All of those five factors militated in favor of primary jurisdiction in the Snyder case. First, the FDA is exercising regulatory authority over ingestible and other CBD products, even if there is “uncertainty with respect to whether the FDA will conclude that some or all CBD products are food additives, supplements or nutrients that can be safety marketed to the public and, if nutrients, whether the labelling standards and requirements for CBD products will be different or the same as for other nutrients.” Second, the FDA’s exercise of regulatory authority over CBD products is proper and within the FDA’s jurisdiction. Third, the Agriculture Improvement Act of 2018 explicitly recognized the FDA’s authority to regulate products containing cannabis-derived compounds.

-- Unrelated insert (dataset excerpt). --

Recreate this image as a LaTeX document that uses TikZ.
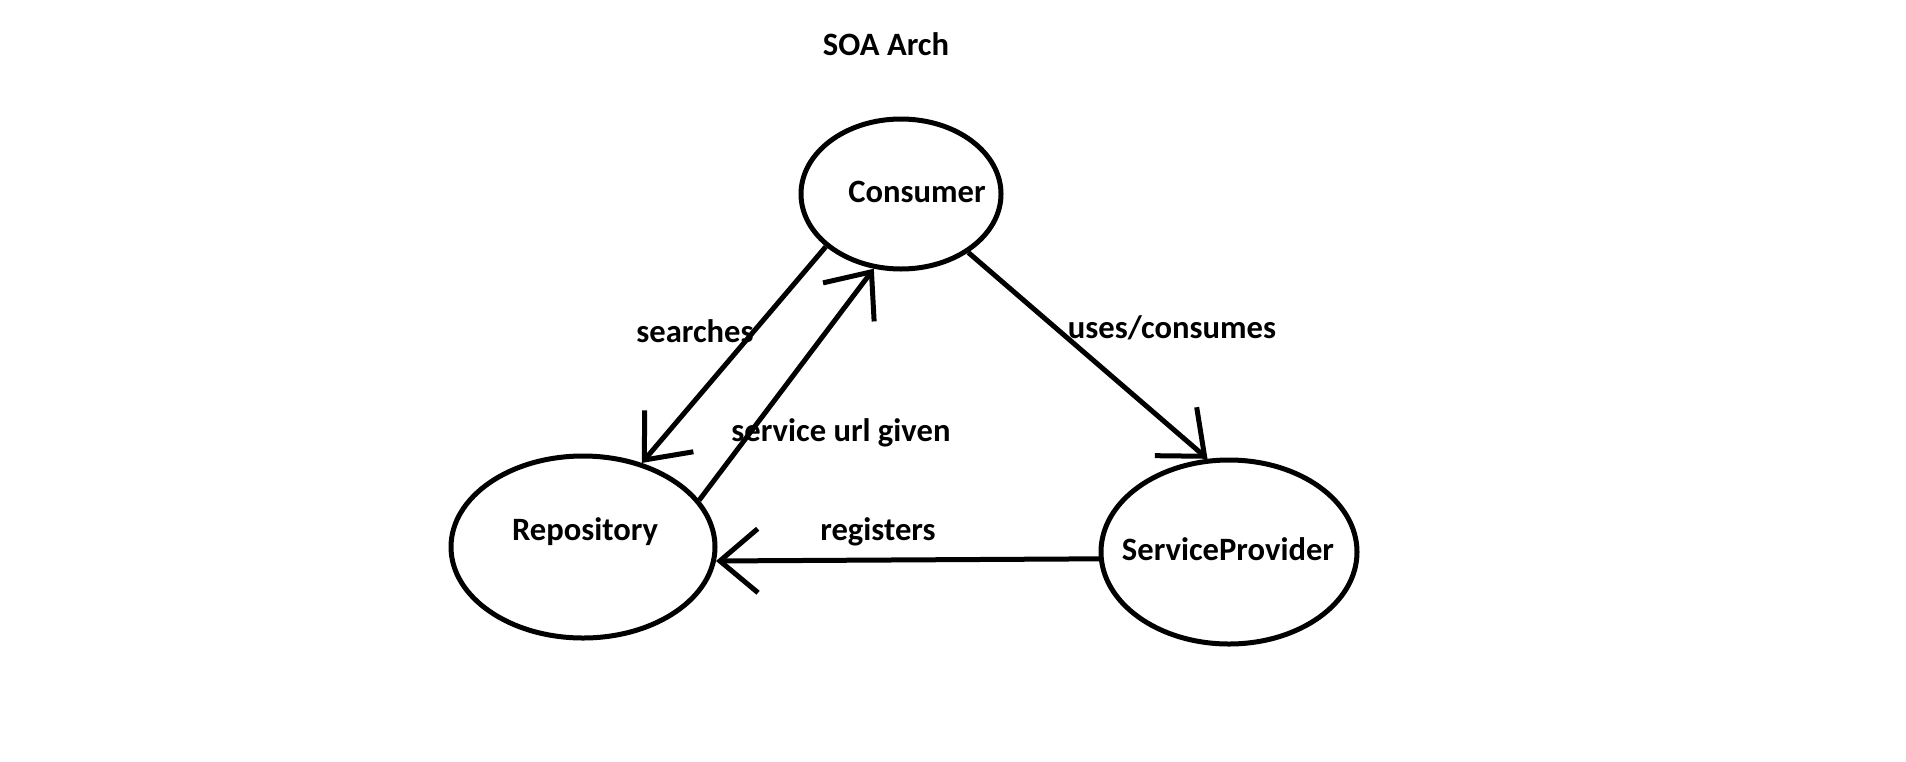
\documentclass[tikz,border=0pt]{standalone}
\usepackage{fontspec}
\setmainfont{Carlito}
\usetikzlibrary{shapes.geometric,arrows.meta}

\tikzset{
    soa/.style={ellipse, draw, inner sep=0pt},
    flow/.style={-{Straight Barb[length=19pt, width=32pt]}},
}

\begin{document}
\begin{tikzpicture}[x=0.5pt, y=-0.5pt, line width=2.5pt, font=\fontsize{16.3}{20}\selectfont\bfseries]
    \useasboundingbox (0,0) rectangle (1906,761);
    \node (title) at (886, 44) {SOA Arch};
    \node[soa, minimum width=100pt, minimum height=75pt] (con) at (901, 194) {};
    \node[soa, minimum width=132pt, minimum height=91pt] (rep) at (583, 547) {};
    \node[soa, minimum width=128pt, minimum height=92pt] (sp) at (1229, 552) {};
    \node (contxt) at (917, 192) {Consumer};
    \node (reptxt) at (585, 532) {Repository};
    \node (sptxt) at (1228, 549) {ServiceProvider};
    \draw[flow] (con.215.6) -- (rep.55);
    \draw[flow] (rep.22.9) -- (con.250.9);
    \draw[flow] (con.319.3) -- (sp.103.5);
    \draw[flow] (sp.183.1) -- (rep.354.3);
    \node (search) at (695, 331) {searches};
    \node (given) at (841, 433) {service url given};
    \node (uses) at (1172, 328) {uses/consumes};
    \node (regs) at (878, 532) {registers};
\end{tikzpicture}
\end{document}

Fourth, the exercise of regulatory authority by the FDA over the labelling of ingestible CBD products requires “both expertise and uniformity in administration.” Among other issues with which the FDA is concerned are “whether CBD products pose safety risks, how the mode of delivery affects safety, whether there are dosage considerations related to safety, whether there is a need for manufacturing standards, and whether there are standardized definitions for the ingredients in, for example, hemp oil.” Fifth, the FDA “obviously has expressed an active interest in regulating the manufacture and marketing of CBD products.”
These five factors added up to primary jurisdiction in this case. The public interest in the litigation justifies a stay and “would not prejudice Plaintiffs to any significant degree.” At the same time, “[c]ourts would benefit greatly from the FDA’s regulatory framework.” Consequently, the Snyder court stayed the tort case “until the FDA completes its rulemaking regarding the marketing, including labelling, of hemp-derived ingestible products.” The court’s reasoning is blunt and right on.